BEGIN DATA PROVIDED

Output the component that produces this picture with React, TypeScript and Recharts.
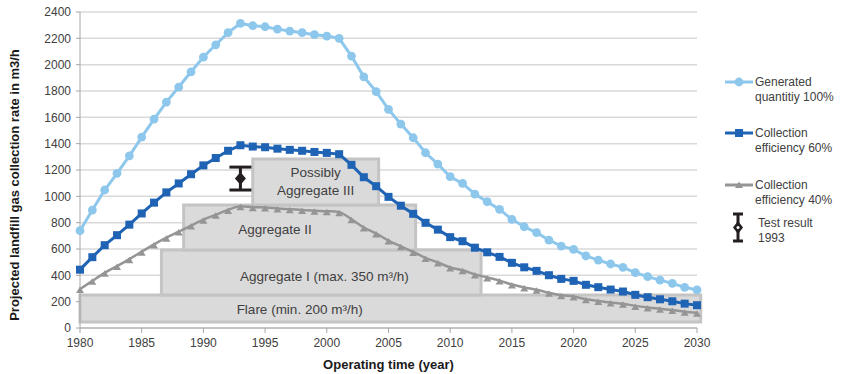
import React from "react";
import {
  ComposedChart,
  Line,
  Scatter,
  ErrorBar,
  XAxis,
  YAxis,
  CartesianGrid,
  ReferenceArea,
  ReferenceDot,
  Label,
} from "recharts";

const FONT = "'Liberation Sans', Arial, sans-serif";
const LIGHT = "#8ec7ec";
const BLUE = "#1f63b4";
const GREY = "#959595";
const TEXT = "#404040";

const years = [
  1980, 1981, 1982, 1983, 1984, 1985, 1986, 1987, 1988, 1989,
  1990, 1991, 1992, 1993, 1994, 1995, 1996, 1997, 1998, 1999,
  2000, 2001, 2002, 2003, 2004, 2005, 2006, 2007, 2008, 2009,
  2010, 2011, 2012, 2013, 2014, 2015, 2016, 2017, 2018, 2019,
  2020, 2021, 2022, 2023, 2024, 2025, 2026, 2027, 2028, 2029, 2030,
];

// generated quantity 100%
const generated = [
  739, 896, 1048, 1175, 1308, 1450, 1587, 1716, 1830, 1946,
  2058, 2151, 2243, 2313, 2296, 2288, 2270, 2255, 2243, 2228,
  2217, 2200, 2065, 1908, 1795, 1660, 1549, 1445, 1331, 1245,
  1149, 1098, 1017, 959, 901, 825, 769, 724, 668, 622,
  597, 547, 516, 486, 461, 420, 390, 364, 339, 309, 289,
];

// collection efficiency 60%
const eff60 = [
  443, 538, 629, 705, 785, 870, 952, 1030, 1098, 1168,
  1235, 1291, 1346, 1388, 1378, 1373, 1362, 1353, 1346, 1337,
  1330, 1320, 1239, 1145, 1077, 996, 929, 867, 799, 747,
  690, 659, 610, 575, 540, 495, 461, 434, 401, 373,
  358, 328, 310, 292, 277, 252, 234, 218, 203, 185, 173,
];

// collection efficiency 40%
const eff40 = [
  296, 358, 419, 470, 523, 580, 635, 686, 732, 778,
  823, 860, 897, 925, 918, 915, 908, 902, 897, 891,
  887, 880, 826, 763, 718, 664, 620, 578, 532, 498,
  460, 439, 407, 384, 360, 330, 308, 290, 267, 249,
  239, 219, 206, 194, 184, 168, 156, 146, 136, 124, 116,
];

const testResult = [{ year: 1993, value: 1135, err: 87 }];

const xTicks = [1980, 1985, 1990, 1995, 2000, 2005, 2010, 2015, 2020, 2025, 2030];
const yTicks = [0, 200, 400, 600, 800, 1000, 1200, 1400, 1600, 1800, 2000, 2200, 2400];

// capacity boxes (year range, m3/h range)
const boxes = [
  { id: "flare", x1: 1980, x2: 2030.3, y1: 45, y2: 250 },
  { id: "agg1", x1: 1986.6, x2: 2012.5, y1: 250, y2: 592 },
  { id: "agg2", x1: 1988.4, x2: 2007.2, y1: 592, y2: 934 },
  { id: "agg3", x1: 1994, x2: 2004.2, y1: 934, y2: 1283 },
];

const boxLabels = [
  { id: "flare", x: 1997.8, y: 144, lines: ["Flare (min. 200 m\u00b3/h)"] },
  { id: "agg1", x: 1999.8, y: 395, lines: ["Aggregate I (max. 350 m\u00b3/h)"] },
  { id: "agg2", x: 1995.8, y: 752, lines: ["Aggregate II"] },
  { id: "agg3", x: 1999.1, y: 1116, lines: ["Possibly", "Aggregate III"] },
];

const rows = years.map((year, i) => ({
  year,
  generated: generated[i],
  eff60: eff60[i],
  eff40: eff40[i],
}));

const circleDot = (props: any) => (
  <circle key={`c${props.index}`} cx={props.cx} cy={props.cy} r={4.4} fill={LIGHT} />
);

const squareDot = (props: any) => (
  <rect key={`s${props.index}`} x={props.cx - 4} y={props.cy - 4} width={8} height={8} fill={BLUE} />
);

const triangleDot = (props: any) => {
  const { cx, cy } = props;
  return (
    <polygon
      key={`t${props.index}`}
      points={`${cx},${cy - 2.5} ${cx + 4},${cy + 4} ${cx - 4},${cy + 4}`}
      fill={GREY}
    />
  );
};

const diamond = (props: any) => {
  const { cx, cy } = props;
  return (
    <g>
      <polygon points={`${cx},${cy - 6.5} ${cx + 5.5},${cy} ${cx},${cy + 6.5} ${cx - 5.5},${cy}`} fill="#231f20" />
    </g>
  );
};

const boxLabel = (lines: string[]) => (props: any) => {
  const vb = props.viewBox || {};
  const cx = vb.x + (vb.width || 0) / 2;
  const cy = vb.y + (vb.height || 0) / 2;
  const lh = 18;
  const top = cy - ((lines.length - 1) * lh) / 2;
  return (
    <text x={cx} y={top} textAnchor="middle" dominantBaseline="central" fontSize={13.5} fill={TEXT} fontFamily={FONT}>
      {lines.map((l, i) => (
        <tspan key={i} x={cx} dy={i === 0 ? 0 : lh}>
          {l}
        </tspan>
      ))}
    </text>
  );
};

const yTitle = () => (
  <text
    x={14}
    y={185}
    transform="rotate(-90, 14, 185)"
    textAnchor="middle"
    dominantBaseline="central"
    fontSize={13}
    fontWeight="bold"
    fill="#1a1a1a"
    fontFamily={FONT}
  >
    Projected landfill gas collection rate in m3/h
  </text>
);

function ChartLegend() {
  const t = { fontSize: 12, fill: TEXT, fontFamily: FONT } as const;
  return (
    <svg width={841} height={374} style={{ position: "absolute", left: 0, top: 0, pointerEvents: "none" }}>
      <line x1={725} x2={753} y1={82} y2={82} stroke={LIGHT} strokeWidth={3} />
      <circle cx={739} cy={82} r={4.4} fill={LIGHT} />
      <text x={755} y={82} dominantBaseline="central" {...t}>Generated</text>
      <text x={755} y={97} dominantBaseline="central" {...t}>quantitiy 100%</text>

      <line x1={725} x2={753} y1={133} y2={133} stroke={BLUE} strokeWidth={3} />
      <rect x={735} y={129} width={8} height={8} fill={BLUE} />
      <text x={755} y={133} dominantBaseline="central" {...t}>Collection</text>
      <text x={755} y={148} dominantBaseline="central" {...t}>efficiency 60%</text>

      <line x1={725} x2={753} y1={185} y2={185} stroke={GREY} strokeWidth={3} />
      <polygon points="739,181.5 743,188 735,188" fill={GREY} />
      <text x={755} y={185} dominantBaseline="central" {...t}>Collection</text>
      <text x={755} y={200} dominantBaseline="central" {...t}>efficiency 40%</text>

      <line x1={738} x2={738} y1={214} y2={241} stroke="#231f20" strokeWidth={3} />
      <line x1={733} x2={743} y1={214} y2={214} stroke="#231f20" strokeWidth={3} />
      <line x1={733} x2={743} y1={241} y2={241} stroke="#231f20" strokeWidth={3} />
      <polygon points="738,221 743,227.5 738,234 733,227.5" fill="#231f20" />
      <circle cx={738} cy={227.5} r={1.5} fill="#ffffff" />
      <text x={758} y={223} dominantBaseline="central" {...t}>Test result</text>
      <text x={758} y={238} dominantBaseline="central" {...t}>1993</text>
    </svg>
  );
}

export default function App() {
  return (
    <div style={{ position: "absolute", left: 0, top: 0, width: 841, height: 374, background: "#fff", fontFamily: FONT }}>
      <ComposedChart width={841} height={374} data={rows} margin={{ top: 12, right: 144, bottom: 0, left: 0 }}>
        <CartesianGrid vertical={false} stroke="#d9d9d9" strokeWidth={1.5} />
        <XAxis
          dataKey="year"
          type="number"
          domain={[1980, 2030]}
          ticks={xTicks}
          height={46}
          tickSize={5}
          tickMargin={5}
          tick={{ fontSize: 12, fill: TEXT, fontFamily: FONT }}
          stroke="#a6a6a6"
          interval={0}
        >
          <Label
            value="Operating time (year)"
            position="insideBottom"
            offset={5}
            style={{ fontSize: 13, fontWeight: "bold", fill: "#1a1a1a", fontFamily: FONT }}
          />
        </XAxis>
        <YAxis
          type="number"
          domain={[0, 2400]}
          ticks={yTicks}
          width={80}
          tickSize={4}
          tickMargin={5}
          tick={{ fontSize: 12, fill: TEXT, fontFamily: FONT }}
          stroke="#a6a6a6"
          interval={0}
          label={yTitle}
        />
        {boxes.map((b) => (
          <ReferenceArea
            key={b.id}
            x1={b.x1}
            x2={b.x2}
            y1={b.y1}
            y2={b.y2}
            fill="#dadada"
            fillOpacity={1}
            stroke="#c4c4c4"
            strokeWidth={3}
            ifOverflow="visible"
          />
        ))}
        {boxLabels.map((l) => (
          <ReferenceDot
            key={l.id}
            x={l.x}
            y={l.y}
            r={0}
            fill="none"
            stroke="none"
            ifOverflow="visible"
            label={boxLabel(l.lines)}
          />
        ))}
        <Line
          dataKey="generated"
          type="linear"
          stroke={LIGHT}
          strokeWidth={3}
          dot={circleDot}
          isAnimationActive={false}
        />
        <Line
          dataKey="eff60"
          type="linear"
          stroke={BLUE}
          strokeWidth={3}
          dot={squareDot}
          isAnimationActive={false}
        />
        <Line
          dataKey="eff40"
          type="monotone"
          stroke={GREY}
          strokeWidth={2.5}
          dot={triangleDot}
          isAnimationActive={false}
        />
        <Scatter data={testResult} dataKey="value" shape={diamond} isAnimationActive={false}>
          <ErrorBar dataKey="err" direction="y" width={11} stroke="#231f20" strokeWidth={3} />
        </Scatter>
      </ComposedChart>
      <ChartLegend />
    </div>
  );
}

END DATA PROVIDED

SET PROBLEM: Go through the listing above and report how many of its lines contain the word "React", with only the number as output.

TASK RESPONSE: 2